Supplied data =>
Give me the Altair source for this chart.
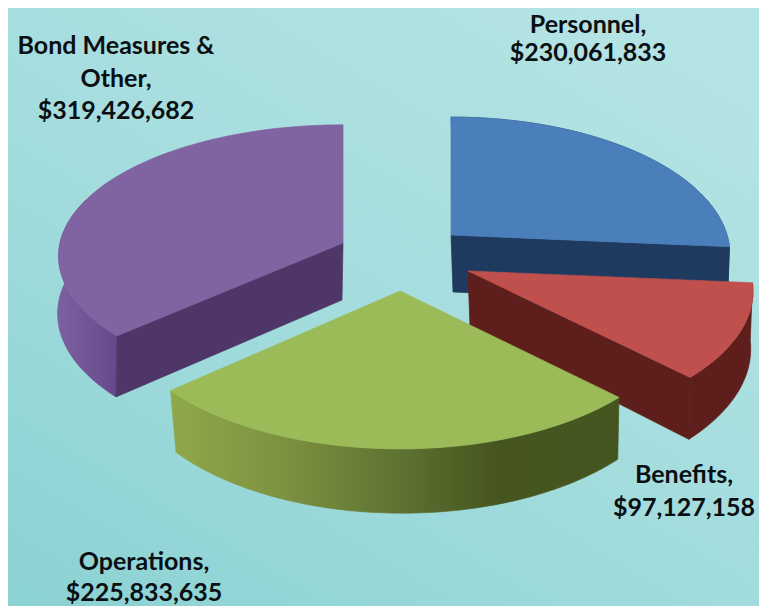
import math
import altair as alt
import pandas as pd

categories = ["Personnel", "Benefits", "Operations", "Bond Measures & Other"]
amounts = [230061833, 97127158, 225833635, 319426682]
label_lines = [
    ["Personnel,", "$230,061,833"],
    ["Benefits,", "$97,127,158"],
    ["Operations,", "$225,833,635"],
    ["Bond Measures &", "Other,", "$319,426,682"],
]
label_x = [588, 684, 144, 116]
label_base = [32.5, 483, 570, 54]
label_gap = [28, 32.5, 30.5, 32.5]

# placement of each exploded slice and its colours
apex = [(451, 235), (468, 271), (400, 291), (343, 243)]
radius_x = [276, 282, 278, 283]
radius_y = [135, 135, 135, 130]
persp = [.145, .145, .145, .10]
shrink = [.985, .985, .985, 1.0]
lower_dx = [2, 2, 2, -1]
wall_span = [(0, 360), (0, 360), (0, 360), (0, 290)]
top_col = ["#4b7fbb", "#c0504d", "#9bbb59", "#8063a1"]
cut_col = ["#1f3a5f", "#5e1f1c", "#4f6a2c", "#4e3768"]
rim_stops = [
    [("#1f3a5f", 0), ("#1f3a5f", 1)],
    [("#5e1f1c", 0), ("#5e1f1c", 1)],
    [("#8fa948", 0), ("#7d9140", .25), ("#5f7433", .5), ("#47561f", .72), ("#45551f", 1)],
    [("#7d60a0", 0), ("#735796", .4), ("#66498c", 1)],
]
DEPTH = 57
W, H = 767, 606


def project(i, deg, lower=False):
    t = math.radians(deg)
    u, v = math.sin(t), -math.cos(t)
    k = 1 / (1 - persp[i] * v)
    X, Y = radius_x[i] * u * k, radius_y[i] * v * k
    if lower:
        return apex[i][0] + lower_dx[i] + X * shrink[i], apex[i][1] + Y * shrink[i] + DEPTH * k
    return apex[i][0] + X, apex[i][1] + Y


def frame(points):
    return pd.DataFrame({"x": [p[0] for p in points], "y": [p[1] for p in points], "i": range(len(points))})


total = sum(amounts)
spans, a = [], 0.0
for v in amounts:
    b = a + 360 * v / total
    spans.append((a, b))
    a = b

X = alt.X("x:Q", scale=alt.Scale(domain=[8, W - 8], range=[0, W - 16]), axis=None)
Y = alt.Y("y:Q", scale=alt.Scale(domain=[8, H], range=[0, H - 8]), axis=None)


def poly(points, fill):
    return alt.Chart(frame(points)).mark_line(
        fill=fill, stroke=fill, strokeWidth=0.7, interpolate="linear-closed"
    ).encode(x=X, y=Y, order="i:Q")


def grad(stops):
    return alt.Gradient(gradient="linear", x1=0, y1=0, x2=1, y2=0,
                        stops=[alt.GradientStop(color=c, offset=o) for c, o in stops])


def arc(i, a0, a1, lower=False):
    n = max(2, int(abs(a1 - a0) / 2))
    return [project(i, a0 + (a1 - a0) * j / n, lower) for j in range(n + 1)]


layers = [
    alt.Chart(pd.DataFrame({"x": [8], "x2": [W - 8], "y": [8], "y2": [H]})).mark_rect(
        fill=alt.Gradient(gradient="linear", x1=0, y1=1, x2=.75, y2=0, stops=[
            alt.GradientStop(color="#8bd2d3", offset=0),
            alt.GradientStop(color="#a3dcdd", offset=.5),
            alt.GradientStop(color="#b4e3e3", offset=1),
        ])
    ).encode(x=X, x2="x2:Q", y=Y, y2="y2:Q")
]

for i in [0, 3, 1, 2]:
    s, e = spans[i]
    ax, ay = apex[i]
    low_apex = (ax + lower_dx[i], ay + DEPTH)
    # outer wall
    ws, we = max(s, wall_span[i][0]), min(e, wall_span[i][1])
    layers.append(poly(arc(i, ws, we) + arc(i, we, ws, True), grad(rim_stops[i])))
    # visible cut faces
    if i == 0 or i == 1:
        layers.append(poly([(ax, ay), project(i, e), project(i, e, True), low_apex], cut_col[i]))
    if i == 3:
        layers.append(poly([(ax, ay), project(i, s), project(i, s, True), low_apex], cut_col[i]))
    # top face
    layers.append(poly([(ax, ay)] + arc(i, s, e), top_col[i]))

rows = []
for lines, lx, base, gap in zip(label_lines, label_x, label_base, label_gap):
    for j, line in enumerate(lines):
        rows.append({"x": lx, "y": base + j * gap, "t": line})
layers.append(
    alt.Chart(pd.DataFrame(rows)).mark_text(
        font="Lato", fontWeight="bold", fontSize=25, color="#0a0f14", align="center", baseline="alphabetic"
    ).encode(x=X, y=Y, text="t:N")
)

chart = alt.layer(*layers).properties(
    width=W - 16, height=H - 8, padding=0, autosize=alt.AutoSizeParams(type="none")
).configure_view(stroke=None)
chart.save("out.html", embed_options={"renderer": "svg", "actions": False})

Your instructions => Quote all the lines above exactly as given. Do not include the pictures.

Task response =>
Give me the Altair source for this chart.
import math
import altair as alt
import pandas as pd

categories = ["Personnel", "Benefits", "Operations", "Bond Measures & Other"]
amounts = [230061833, 97127158, 225833635, 319426682]
label_lines = [
    ["Personnel,", "$230,061,833"],
    ["Benefits,", "$97,127,158"],
    ["Operations,", "$225,833,635"],
    ["Bond Measures &", "Other,", "$319,426,682"],
]
label_x = [588, 684, 144, 116]
label_base = [32.5, 483, 570, 54]
label_gap = [28, 32.5, 30.5, 32.5]

# placement of each exploded slice and its colours
apex = [(451, 235), (468, 271), (400, 291), (343, 243)]
radius_x = [276, 282, 278, 283]
radius_y = [135, 135, 135, 130]
persp = [.145, .145, .145, .10]
shrink = [.985, .985, .985, 1.0]
lower_dx = [2, 2, 2, -1]
wall_span = [(0, 360), (0, 360), (0, 360), (0, 290)]
top_col = ["#4b7fbb", "#c0504d", "#9bbb59", "#8063a1"]
cut_col = ["#1f3a5f", "#5e1f1c", "#4f6a2c", "#4e3768"]
rim_stops = [
    [("#1f3a5f", 0), ("#1f3a5f", 1)],
    [("#5e1f1c", 0), ("#5e1f1c", 1)],
    [("#8fa948", 0), ("#7d9140", .25), ("#5f7433", .5), ("#47561f", .72), ("#45551f", 1)],
    [("#7d60a0", 0), ("#735796", .4), ("#66498c", 1)],
]
DEPTH = 57
W, H = 767, 606


def project(i, deg, lower=False):
    t = math.radians(deg)
    u, v = math.sin(t), -math.cos(t)
    k = 1 / (1 - persp[i] * v)
    X, Y = radius_x[i] * u * k, radius_y[i] * v * k
    if lower:
        return apex[i][0] + lower_dx[i] + X * shrink[i], apex[i][1] + Y * shrink[i] + DEPTH * k
    return apex[i][0] + X, apex[i][1] + Y


def frame(points):
    return pd.DataFrame({"x": [p[0] for p in points], "y": [p[1] for p in points], "i": range(len(points))})


total = sum(amounts)
spans, a = [], 0.0
for v in amounts:
    b = a + 360 * v / total
    spans.append((a, b))
    a = b

X = alt.X("x:Q", scale=alt.Scale(domain=[8, W - 8], range=[0, W - 16]), axis=None)
Y = alt.Y("y:Q", scale=alt.Scale(domain=[8, H], range=[0, H - 8]), axis=None)


def poly(points, fill):
    return alt.Chart(frame(points)).mark_line(
        fill=fill, stroke=fill, strokeWidth=0.7, interpolate="linear-closed"
    ).encode(x=X, y=Y, order="i:Q")


def grad(stops):
    return alt.Gradient(gradient="linear", x1=0, y1=0, x2=1, y2=0,
                        stops=[alt.GradientStop(color=c, offset=o) for c, o in stops])


def arc(i, a0, a1, lower=False):
    n = max(2, int(abs(a1 - a0) / 2))
    return [project(i, a0 + (a1 - a0) * j / n, lower) for j in range(n + 1)]


layers = [
    alt.Chart(pd.DataFrame({"x": [8], "x2": [W - 8], "y": [8], "y2": [H]})).mark_rect(
        fill=alt.Gradient(gradient="linear", x1=0, y1=1, x2=.75, y2=0, stops=[
            alt.GradientStop(color="#8bd2d3", offset=0),
            alt.GradientStop(color="#a3dcdd", offset=.5),
            alt.GradientStop(color="#b4e3e3", offset=1),
        ])
    ).encode(x=X, x2="x2:Q", y=Y, y2="y2:Q")
]

for i in [0, 3, 1, 2]:
    s, e = spans[i]
    ax, ay = apex[i]
    low_apex = (ax + lower_dx[i], ay + DEPTH)
    # outer wall
    ws, we = max(s, wall_span[i][0]), min(e, wall_span[i][1])
    layers.append(poly(arc(i, ws, we) + arc(i, we, ws, True), grad(rim_stops[i])))
    # visible cut faces
    if i == 0 or i == 1:
        layers.append(poly([(ax, ay), project(i, e), project(i, e, True), low_apex], cut_col[i]))
    if i == 3:
        layers.append(poly([(ax, ay), project(i, s), project(i, s, True), low_apex], cut_col[i]))
    # top face
    layers.append(poly([(ax, ay)] + arc(i, s, e), top_col[i]))

rows = []
for lines, lx, base, gap in zip(label_lines, label_x, label_base, label_gap):
    for j, line in enumerate(lines):
        rows.append({"x": lx, "y": base + j * gap, "t": line})
layers.append(
    alt.Chart(pd.DataFrame(rows)).mark_text(
        font="Lato", fontWeight="bold", fontSize=25, color="#0a0f14", align="center", baseline="alphabetic"
    ).encode(x=X, y=Y, text="t:N")
)

chart = alt.layer(*layers).properties(
    width=W - 16, height=H - 8, padding=0, autosize=alt.AutoSizeParams(type="none")
).configure_view(stroke=None)
chart.save("out.html", embed_options={"renderer": "svg", "actions": False})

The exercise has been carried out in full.